Berangkat dari kecemasan inilah,
muncul gerakan masif yang mulai merambat dari skala lokal menuju ke skala
nasional. Gerakan ini disebut sebagai gerakan golongan putih atau biasa disebut
golput. Tidak memilih, adalah antitesa dari hiruk pikuk pemilu. Namun sekalipun
begitu, golput bukanlah sesuatu yang diharamkan dalam proses pemilu, karena
pemilu di Indonesia, termasuk pilkada menggunakan sistem legitimasi
formal, dan prinsip memilih sebagai sebuah voluntary voting. Sebagaimanapun
tingginya angka golput, tidak akan pernah membatalkan hasil pemilu. Meski
secara substansif, tingginya angkat golput ini merepresentasikan rendahnya
legitimasi serta kepercayaan para pemilih terhadap bakal calon, atau bahkan
pemilu itu sendiri. Namun jika ingin dicermati, gerakan golput sebenarnya
memiliki kecenderungan membela hak pilih, hanya saja hak pilihnya bukan untuk
memilih partai, tapi hak pilih untuk tidak memilih.

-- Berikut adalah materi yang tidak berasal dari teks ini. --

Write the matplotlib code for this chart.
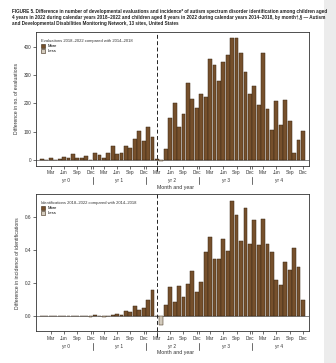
import numpy as np
import matplotlib
matplotlib.use("Agg")
import matplotlib.pyplot as plt
from matplotlib.patches import Patch, Rectangle

plt.rcParams["font.family"] = ["Liberation Sans", "DejaVu Sans"]

TITLE = ("FIGURE 5. Difference in number of developmental evaluations and incidence* of autism spectrum disorder "
         "identification among children aged\n4 years in 2022 during calendar years 2018\u20132022 and children aged "
         "8 years in 2022 during calendar years 2014\u20132018, by month\u2020,\u00a7 \u2014 Autism\n"
         "and Developmental Disabilities Monitoring Network, 13 sites, United States")

MONTH_TICKS = ["Mar", "Jun", "Sep", "Dec"]
YEAR_LABELS = ["yr 0", "yr 1", "yr 2", "yr 3", "yr 4"]

# monthly differences, Jan yr 0 .. Dec yr 4
evaluations = [
    3, 1, 7, 1, 5, 10, 8, 20, 6, 7, 13, 1,
    25, 17, 8, 25, 50, 20, 24, 50, 42, 75, 103, 67,
    118, 82, 2, -3, 40, 150, 200, 117, 164, 273, 216, 185,
    232, 222, 358, 337, 278, 346, 371, 430, 430, 380, 313, 235,
    263, 194, 378, 182, 106, 208, 123, 211, 138, 25, 70, 104,
]
identifications = [
    0.001, 0.001, 0.001, 0.001, 0.001, 0.002, 0.002, 0.004, 0.003, 0.002, 0.004, -0.003,
    0.010, 0.004, -0.004, 0.004, 0.008, 0.016, 0.006, 0.034, 0.024, 0.062, 0.038, 0.050,
    0.097, 0.158, 0.0, -0.055, 0.071, 0.176, 0.087, 0.186, 0.115, 0.198, 0.273, 0.149,
    0.208, 0.392, 0.479, 0.350, 0.344, 0.467, 0.394, 0.701, 0.616, 0.456, 0.659, 0.440,
    0.582, 0.430, 0.592, 0.438, 0.392, 0.220, 0.192, 0.329, 0.279, 0.412, 0.299, 0.101,
]

MORE = "#76502c"
LESS = "#d3cbbd"
EDGE = "#3a2814"
FS = 3.4
TXT = "#333333"


def draw_panel(ax, values, legend_title, ylabel, yticks, ylim, yfmt):
    x = np.arange(len(values))
    vals = np.asarray(values, float)
    colors = [MORE if v >= 0 else LESS for v in vals]
    ax.bar(x, vals, width=0.86, color=colors, edgecolor=EDGE, linewidth=0.35, zorder=2)
    ax.axhline(0, color="#555555", lw=0.5, zorder=1)
    ax.axvline(26, ymin=-0.04, ymax=1, color="#222222", lw=0.7, ls=(0, (4, 2.5)),
               clip_on=False, zorder=3)

    ax.set_xlim(-1.35, 60.4)
    ax.set_ylim(*ylim)
    ticks = [m + 12 * yr for yr in range(5) for m in (2, 5, 8, 11)]
    ax.set_xticks(ticks)
    ax.set_xticklabels(MONTH_TICKS * 5)
    ax.set_xticks([11.5, 23.5, 35.5, 47.5], minor=True)
    ax.tick_params(axis="x", which="both", length=2, width=0.4, pad=1.2,
                   labelsize=FS, labelcolor=TXT)
    ax.set_yticks(yticks)
    ax.set_yticklabels([yfmt(v) for v in yticks])
    ax.tick_params(axis="y", length=2, width=0.4, pad=1.2, labelsize=FS, labelcolor=TXT)

    # year labels and separators under the month ticks
    trans = ax.get_xaxis_transform()
    for k, lab in enumerate(YEAR_LABELS):
        ax.text(5.5 + 12 * k, -0.112, lab, transform=trans, ha="center", va="center",
                fontsize=FS, color=TXT)
    for b in [11.5, 23.5, 35.5, 47.5]:
        ax.plot([b, b], [-0.085, -0.135], transform=trans, color="#333333", lw=0.5,
                clip_on=False)

    ax.set_xlabel("Month and year", fontsize=FS + 0.4, color=TXT)
    ax.xaxis.set_label_coords(0.51, -0.14)
    ax.set_ylabel(ylabel, fontsize=FS + 0.3, labelpad=3.5, color=TXT)

    for s in ax.spines.values():
        s.set_linewidth(0.6)
        s.set_color("#333333")

    handles = [Patch(facecolor=MORE, edgecolor=EDGE, linewidth=0.4, label="More"),
               Patch(facecolor=LESS, edgecolor=EDGE, linewidth=0.4, label="Less")]
    leg = ax.legend(handles=handles, title=legend_title, loc="upper left",
                    bbox_to_anchor=(0.012, 0.96), frameon=False, fontsize=3.0,
                    title_fontsize=3.0, handlelength=1.1, handleheight=1.1,
                    handletextpad=0.4, labelspacing=0.15, borderaxespad=0.0)
    leg._legend_box.align = "left"
    leg.get_title().set_color(TXT)


fig = plt.figure(figsize=(3.36, 3.63), dpi=100)
fig.patch.set_facecolor("white")
fig.patches.append(Rectangle((0.964, 0), 0.036, 1, transform=fig.transFigure,
                             facecolor="#ececec", edgecolor="none", zorder=0))

fig.text(0.036, 0.974, TITLE, ha="left", va="top", fontsize=3.3, fontweight="bold",
         linespacing=1.25, color="#222222")

ax1 = fig.add_axes([0.107, 0.543, 0.813, 0.369])
draw_panel(ax1, evaluations, "Evaluations 2018\u20132022 compared with 2014\u20132018",
           "Difference in no. of evaluations", [0, 100, 200, 300, 400], (-21, 453),
           lambda v: f"{v:d}")

ax2 = fig.add_axes([0.107, 0.088, 0.813, 0.377])
draw_panel(ax2, identifications, "Identifications 2018\u20132022 compared with 2014\u20132018",
           "Difference in incidence of identifications", [0.0, 0.2, 0.4, 0.6], (-0.09, 0.74),
           lambda v: f"{v:.1f}")

fig.savefig("out.png", dpi=100)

“If voting changed anything, they’d make it illegal,” Emma Goldman
Beberapa bulan belakangan ini terjadi sebuah fenomena yang
cukup menggetirkan: kampanye hitam terhadap golput). Di berbagai forum
dan media, baik media sosial maupun konvensional, terjadi sebuah penggiringan
opini bahwa orang-orang golput adalah sekumpulan pemalas yang tidak mau memakai
hak politiknya sehingga membuat demokrasi di Indonesia tidak meningkat
kualitasnya dan pada akhirnya kehidupan dan kesejahteraan masyarakat tidak
meningkat.
Ini
adalah sebuah fenomena yang menggelikan karena seakan-akan semua permasalahan
yang ada di bangsa ini adalah kesalahan golput padahal tidak ada teori ilmu
politik manapun atau fakta sejarah yang menunjukkan bahwa golput memiliki
hubungan dengan kualitas demokrasi maupun kehidupan dan kesejahteraan
masyarakat.
Golput
pada hakekatnya juga sebuah hak politik yang dipergunakan yaitu hak untuk tidak
memilih karena berbagai alasan. Terlalu kerdil dan dangkal rasanya untuk
menyatakan golput adalah sebuah tindakan yang salah dari para pemalas. Ada
berbagai pertimbangan dan alasan rasional di balik keputusan untuk menjadi
golput di masa seperti sekarang.
Saya sendiri adalah seorang golput sejati. Saya tidak pernah
menggunakan hak pilih saya dalam 5 Pilkada belakangan ini untuk suatu calon
tertentu sejak 2012, tahun di mana umur saya dinyatakan cukup oleh negara untuk
berpartisipasi dalam pemilu, dan mungkin juga saya tidak akan menggunakan hak
pilih saya untuk suatu partai atau calon di masa depan.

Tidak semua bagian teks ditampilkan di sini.